Dew Drops Are Fallin' On My Head ...
When someone mentions bugs ... flies, moths, dragonflies and the like, one congers up mental images of prickly, dirty, and somewhat mono-colored nuisances that have to be sprayed or flicked away in order for one not to be bothered while around them and in their element. They are not welcome in the house, or tent, and they definitely never exude any beauty!
The stunning micro-photography of Miroslaw Swietek from around the Polish countryside on this Oblate Spheroid might just be changing minds when they are lingered over and studied on every detail. Just beautiful.
This excerpted and edited from The Daily Mail -
Would dew believe it: The stunning pictures of sleeping insects covered in water droplets
By Daily Mail Reporter - Last updated at 11:29 AM on 31st March 2010
Glistening in the early morning, these insects look like creatures from another planet as dew gathers on their sleeping bodies.
Captured in extreme close-up, one moth appears to be totally encrusted in diamonds as it rests on a twig.
Dragonflies, flies and beetles also take on an unearthly quality as the water droplets form on them.
These remarkable photographs were taken by physiotherapist Miroslaw Swietek at around 3am in the forest next to his home.
Using a torch, the 37-year-old amateur photographer hunts out the motionless bugs in the darkness before setting up his camera and flash just millimetres from them.

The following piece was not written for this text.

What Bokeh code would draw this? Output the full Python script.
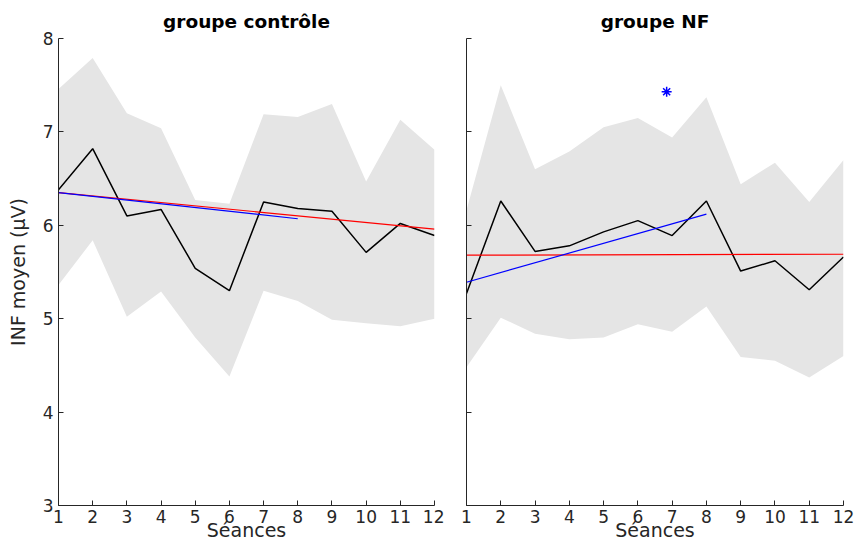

Mr Swietek said: 'I took up photography as a relaxing hobby two and a half years ago and I particularly like taking pictures of insects and lizards.
'I photograph them in their natural environment in the forest next to my village.
'They all are covered in dew because I go to the forest in the morning at around 3am.
'At 3am to 4am insects are sleepy and taking photos of them is easy, but it is very difficult to find them.
'You must be very fast taking the photos because the dew quickly disappears.
'It is very satisfying getting a good shot of an insect which I have had to hunt out.
'I have books which help my identify insects but because they are all covered in dew I find it almost impossible to know which types they are.'
Although insects do not 'sleep' in the same sense as humans, they enter a state of torpor where they are virtually immobile and much less sensitive to external stimuli.
Mr Swietek lives with his wife and teenage son in Jaroszow, a village in Poland around 30 miles from the city of Wroclaw.